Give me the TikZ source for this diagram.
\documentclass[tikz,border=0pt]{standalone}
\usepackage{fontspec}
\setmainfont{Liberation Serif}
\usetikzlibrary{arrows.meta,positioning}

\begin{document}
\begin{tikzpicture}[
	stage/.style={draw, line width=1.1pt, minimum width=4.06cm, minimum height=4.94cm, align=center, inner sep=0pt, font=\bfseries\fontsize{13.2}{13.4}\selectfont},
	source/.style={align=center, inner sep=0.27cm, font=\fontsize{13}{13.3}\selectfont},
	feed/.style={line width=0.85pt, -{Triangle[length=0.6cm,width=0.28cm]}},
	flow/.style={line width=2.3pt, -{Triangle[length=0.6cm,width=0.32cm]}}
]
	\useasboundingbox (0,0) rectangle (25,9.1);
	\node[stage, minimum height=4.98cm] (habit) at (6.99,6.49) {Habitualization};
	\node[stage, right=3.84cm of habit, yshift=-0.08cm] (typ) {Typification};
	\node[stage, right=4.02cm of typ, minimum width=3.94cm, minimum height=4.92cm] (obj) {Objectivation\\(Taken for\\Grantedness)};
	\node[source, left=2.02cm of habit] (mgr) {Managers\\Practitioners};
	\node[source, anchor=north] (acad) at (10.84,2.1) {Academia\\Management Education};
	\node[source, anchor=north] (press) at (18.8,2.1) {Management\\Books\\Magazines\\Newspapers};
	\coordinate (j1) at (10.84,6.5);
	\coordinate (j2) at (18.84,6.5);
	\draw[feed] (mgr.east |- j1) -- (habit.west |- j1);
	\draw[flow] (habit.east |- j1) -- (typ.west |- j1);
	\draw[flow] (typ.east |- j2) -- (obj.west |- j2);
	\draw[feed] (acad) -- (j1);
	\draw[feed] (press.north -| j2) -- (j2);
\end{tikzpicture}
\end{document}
# # # # #
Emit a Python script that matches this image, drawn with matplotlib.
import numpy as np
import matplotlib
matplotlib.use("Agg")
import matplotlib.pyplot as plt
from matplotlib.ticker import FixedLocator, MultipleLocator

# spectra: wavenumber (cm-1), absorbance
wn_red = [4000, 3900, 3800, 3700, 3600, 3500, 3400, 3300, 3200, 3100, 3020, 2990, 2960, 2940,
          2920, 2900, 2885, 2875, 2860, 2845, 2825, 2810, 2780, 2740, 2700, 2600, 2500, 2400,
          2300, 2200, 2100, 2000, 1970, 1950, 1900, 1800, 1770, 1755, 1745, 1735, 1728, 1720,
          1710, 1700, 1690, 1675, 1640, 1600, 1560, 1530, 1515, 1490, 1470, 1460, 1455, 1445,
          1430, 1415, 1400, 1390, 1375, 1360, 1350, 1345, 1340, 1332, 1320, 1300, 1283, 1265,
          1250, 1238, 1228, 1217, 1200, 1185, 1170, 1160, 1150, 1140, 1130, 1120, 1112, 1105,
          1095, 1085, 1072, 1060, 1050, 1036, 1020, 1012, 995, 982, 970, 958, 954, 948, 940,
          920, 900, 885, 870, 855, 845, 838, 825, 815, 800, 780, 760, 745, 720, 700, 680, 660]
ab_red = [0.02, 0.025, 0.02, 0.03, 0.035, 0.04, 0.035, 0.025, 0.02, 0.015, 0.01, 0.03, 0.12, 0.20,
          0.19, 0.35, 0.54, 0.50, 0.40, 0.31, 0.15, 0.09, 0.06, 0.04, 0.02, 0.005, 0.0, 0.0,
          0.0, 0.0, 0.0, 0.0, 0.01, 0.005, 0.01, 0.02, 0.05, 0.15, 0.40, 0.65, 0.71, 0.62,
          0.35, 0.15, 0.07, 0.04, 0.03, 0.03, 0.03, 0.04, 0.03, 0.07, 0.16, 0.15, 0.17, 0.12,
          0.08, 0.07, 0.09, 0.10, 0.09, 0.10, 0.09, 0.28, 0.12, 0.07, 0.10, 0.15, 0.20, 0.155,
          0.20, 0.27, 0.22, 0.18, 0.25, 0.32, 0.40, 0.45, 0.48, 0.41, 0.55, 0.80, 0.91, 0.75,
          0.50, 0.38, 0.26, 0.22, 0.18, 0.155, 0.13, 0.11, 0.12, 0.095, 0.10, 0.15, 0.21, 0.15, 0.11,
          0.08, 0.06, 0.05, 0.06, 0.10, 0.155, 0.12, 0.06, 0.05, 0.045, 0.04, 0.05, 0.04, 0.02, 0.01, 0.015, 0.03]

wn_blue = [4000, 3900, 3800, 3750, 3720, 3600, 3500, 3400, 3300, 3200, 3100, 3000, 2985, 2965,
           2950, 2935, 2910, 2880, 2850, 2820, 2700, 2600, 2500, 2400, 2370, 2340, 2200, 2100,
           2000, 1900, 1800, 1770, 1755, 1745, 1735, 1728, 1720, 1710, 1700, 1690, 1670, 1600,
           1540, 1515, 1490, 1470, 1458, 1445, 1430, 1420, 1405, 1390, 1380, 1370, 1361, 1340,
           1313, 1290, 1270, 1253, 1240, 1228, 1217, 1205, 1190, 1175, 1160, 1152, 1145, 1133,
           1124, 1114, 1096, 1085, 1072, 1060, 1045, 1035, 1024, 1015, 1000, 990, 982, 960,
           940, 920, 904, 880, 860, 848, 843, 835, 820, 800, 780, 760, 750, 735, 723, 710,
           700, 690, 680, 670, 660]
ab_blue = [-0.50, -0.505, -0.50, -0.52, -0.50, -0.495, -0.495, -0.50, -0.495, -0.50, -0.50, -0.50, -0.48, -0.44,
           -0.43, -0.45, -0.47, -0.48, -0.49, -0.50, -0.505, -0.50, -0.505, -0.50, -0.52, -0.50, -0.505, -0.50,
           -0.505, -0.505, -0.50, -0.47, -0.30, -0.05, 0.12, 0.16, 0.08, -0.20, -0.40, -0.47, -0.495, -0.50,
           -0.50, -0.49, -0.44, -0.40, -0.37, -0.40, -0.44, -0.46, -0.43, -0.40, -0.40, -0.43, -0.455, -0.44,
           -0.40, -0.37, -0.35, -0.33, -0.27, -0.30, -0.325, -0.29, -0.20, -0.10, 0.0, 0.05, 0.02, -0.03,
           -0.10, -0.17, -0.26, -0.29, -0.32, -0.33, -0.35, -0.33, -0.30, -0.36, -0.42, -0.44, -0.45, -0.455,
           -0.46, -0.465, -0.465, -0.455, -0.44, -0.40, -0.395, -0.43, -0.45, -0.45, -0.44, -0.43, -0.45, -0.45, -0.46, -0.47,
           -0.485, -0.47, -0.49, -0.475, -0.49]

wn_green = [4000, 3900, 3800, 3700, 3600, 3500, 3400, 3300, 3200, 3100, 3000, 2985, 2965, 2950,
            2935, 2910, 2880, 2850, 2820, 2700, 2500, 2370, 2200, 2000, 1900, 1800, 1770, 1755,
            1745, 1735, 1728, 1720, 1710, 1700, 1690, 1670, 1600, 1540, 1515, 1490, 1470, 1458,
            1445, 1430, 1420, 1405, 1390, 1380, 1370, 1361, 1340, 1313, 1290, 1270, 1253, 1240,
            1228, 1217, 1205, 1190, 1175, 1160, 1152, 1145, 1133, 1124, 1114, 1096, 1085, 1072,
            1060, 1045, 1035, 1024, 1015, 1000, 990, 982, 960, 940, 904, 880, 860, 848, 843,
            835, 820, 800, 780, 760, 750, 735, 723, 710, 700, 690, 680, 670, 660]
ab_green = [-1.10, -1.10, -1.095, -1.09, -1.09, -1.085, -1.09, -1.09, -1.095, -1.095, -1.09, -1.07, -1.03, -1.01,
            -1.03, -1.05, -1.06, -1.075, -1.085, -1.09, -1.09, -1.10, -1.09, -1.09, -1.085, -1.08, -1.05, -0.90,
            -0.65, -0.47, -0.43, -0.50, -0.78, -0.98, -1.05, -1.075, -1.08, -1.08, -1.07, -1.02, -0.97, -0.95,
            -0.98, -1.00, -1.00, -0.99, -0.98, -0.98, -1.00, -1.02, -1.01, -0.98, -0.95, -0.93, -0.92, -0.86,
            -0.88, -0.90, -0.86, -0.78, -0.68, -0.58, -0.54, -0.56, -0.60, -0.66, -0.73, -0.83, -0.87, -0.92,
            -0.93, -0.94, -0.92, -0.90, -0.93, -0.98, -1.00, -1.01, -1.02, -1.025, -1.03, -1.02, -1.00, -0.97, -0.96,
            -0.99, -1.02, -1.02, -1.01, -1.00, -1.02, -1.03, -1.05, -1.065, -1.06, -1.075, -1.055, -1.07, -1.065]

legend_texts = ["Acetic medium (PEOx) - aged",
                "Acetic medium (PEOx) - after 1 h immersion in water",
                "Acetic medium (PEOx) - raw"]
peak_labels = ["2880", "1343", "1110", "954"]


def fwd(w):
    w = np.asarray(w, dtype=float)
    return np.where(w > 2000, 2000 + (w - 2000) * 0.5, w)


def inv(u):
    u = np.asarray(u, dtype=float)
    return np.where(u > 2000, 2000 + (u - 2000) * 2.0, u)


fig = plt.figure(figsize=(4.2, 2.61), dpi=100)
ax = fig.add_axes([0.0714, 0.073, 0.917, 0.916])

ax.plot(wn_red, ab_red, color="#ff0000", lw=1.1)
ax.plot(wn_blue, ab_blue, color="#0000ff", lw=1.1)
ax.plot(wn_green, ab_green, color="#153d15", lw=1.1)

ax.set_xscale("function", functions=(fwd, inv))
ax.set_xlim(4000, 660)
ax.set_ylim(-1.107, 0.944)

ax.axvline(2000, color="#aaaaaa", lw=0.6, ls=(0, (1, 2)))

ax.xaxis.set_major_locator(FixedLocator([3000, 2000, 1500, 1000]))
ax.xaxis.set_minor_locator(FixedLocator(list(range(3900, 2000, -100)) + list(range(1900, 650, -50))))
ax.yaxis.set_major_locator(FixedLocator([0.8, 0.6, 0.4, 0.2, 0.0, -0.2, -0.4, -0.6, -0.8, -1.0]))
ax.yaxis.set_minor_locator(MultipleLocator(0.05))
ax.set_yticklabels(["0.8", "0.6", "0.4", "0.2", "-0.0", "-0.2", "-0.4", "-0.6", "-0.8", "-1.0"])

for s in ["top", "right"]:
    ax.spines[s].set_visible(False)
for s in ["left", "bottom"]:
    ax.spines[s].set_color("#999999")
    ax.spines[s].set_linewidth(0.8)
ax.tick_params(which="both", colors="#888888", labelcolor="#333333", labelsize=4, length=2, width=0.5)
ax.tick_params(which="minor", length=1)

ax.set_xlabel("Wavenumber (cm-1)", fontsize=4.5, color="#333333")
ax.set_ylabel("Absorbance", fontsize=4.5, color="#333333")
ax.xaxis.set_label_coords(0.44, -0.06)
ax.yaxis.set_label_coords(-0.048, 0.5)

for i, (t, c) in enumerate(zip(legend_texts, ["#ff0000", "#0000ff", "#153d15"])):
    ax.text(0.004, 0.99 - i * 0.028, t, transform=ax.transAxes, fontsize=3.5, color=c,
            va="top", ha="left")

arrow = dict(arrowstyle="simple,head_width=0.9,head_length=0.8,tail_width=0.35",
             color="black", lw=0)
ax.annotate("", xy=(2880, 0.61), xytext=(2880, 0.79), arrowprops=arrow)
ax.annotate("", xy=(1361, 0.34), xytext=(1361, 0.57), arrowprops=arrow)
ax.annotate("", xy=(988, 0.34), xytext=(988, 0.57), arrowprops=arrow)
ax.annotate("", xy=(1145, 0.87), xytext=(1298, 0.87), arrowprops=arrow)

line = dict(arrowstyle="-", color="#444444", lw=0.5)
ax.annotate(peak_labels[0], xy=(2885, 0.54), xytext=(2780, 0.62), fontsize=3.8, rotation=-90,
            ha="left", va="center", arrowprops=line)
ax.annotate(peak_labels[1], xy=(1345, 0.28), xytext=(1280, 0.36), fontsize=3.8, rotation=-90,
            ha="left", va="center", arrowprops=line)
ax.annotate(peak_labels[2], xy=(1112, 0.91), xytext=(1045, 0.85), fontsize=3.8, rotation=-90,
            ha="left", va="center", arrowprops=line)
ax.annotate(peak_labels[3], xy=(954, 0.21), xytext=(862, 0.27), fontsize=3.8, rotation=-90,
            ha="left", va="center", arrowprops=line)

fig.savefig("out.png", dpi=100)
# # # # #
• **What you need to do**:
Take the line that contains "Emit a Python", the line that contains "from matplotlib.ticker import", and all lines between, and give them again exactly; include no other line.

• **Solution to this task**:
Emit a Python script that matches this image, drawn with matplotlib.
import numpy as np
import matplotlib
matplotlib.use("Agg")
import matplotlib.pyplot as plt
from matplotlib.ticker import FixedLocator, MultipleLocator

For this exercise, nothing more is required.